722. Rock and Roll Diary: 1967-80 - Lou Reed
Released in 1980, Rock and Roll Diary: 1967-80 was a career-spanning anthology of Lou Reed's (under)groundbreaking work with The Velvet Underground plus subsequent solo selections up until that point. My high-school friend Michael Ranieri owned it, and I got him to tape me Reed's one Top 40 single, "Walk on the Wild Side" (#16) ... which somehow seemed a lot more wild back in those days. Later, after years of seeing/hearing critics and other rock artists rave about Reed and the Velvets, I sought out more of his (and their) music, including "Perfect Day," "Waiting for the Man," "Rock & Roll" "Sweet Jane," "Heroin," and "Pale Blue Eyes," all of which are featured on Rock and Roll Diary: 1967-80. Surprisingly, his only other charting solo singles, "Sally Can't Dance" (#103) and "Satellite of Love" (#119), were not included on this compilation. Then again, if you're looking for hits, you're probably not going to gravitate toward Lou Reed or The Velvet Underground. Nothing by the Velvets ever charted, although three of their songs were voted into the Rock and Roll Hall of Fame ("Heroin," "Sweet Jane," and "White Light/White Heat") and two made the Rolling Stone 500 ("I'm Waiting for the Man" and "Sweet Jane"). My favorite Reed/VU tunes are "Waiting for the Man" and "Rock & Roll." Rock and Roll Diary: 1967-80 went to #178 on Billboard 200, only spending four weeks on the chart.

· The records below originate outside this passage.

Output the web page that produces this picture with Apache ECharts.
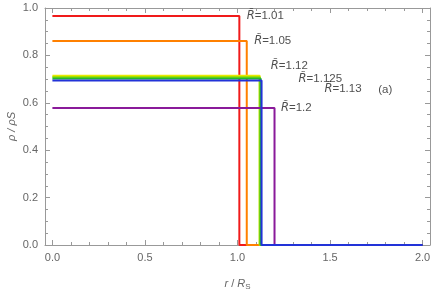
<!DOCTYPE html>
<html><head><meta charset="utf-8">
<script src="https://cdn.jsdelivr.net/npm/echarts@6/dist/echarts.min.js"></script>
<style>html,body{margin:0;padding:0;background:#fff}#c{width:436px;height:293px}</style>
</head><body><div id="c"></div>
<script>
const radii = [1.01, 1.05, 1.12, 1.12, 1.125, 1.2, 1.13];
const densities = [0.966, 0.861, 0.714, 0.709, 0.703, 0.578, 0.694];
const colors = ['#f01a1a', '#ff8000', '#e8e800', '#a0e000', '#20b830', '#8a1a9a', '#2233d8'];
const xMajor = [0, 0.5, 1.0, 1.5, 2.0];
const yMajor = [0, 0.2, 0.4, 0.6, 0.8, 1.0];
const labelTexts = ['1.01', '1.05', '1.12', '1.125', '1.13', '1.2'];
const labelPos = [[1.05, 0.966], [1.09, 0.861], [1.18, 0.755], [1.33, 0.700], [1.47, 0.658], [1.235, 0.578]];
const panelTag = '(a)';
const panelPos = [1.76, 0.655];

const xMinor = [], yMinor = [];
for (let i = 0; i <= 20; i++) xMinor.push(+(i * 0.1).toFixed(2));
for (let i = 0; i <= 20; i++) yMinor.push(+(i * 0.05).toFixed(2));

const gray = '#999';
const XMIN = -0.04, XMAX = 2.04;
function xAx(pos, ticks, len, labels, line) {
  return {type: 'value', position: pos, min: XMIN, max: XMAX,
    axisLine: {show: line, onZero: false, lineStyle: {color: gray, width: 1}},
    axisTick: {show: true, inside: true, length: len, customValues: ticks, lineStyle: {color: gray}},
    axisLabel: labels ? {show: true, customValues: xMajor, color: '#666', fontSize: 11, fontFamily: 'Liberation Sans', margin: 7, formatter: v => v.toFixed(1)} : {show: false},
    splitLine: {show: false}};
}
function yAx(pos, ticks, len, labels, line) {
  return {type: 'value', position: pos, min: 0, max: 1,
    axisLine: {show: line, onZero: false, lineStyle: {color: gray, width: 1}},
    axisTick: {show: true, inside: true, length: len, customValues: ticks, lineStyle: {color: gray}},
    axisLabel: labels ? {show: true, customValues: yMajor, color: '#666', fontSize: 11, fontFamily: 'Liberation Sans', margin: 7, formatter: v => v.toFixed(1)} : {show: false},
    splitLine: {show: false}};
}

const series = radii.map((R, i) => ({
  type: 'line', xAxisIndex: 0, yAxisIndex: 0, symbol: 'none', animation: false,
  lineStyle: {color: colors[i], width: 2}, itemStyle: {color: colors[i]},
  data: [[0, densities[i]], [R, densities[i]], [R, 0], [2, 0]]
}));

const labelData = labelTexts.map((t, i) => ({value: [labelPos[i][0], labelPos[i][1]], name: t}));
series.push({
  type: 'scatter', xAxisIndex: 0, yAxisIndex: 0, symbolSize: 0, animation: false, silent: true,
  data: labelData,
  label: {show: true, position: 'right', distance: 0,
    formatter: p => '{i|R\u0303}{n|=' + p.name + '}',
    rich: {i: {fontStyle: 'italic', fontSize: 11.5, fontFamily: 'DejaVu Sans', color: '#222'},
           n: {fontSize: 11.5, fontFamily: 'Liberation Sans', color: '#222'}}}
});
series.push({
  type: 'scatter', xAxisIndex: 0, yAxisIndex: 0, symbolSize: 0, animation: false, silent: true,
  data: [{value: panelPos, name: panelTag}],
  label: {show: true, position: 'right', distance: 0, formatter: p => p.name,
    fontSize: 11.5, fontFamily: 'Liberation Sans', color: '#222'}
});

const chart = echarts.init(document.getElementById('c'), null, {renderer: 'canvas'});
chart.setOption({
  animation: false,
  backgroundColor: '#fff',
  grid: {left: 45, right: 6, top: 8, bottom: 48, containLabel: false, outerBoundsMode: 'none'},
  xAxis: [
    Object.assign(xAx('bottom', xMajor, 5, true, true), {
      name: '{i|r}{n| / }{i|R}{s|S}', nameLocation: 'middle', nameGap: 32, nameMoveOverlap: false,
      nameTextStyle: {rich: {i: {fontStyle: 'italic', fontSize: 11, fontFamily: 'Liberation Sans', color: '#666'},
        n: {fontSize: 11, fontFamily: 'Liberation Sans', color: '#666'},
        s: {fontSize: 8, fontFamily: 'Liberation Sans', color: '#666', verticalAlign: 'bottom', padding: [6, 0, 0, 0]}}}}),
    xAx('bottom', xMinor, 3, false, false),
    xAx('top', xMajor, 5, false, true),
    xAx('top', xMinor, 3, false, false)
  ],
  yAxis: [
    Object.assign(yAx('left', yMajor, 5, true, true), {
      name: '{i|\u03c1 / \u03c1}{s|S}', nameLocation: 'middle', nameGap: 28, nameRotate: 90, nameMoveOverlap: false,
      nameTextStyle: {rich: {i: {fontStyle: 'italic', fontSize: 11, fontFamily: 'Liberation Sans', color: '#666'},
        s: {fontSize: 11, fontFamily: 'Liberation Sans', fontStyle: 'italic', color: '#666'}}}}),
    yAx('left', yMinor, 3, false, false),
    yAx('right', yMajor, 5, false, true),
    yAx('right', yMinor, 3, false, false)
  ],
  series: series
});
</script></body></html>
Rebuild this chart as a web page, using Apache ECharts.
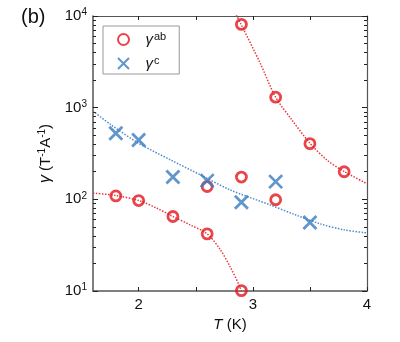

Note: Just because the albums on my list influenced me back then doesn't mean I give them all a blanket endorsement now. I started actively listening to music in the early 70's and didn't become a born-again Christian until early '88. However, I hope you'll see (as I do) how God's hand was at work behind the scenes from the start, preparing me for the work I believe He intended for me to do.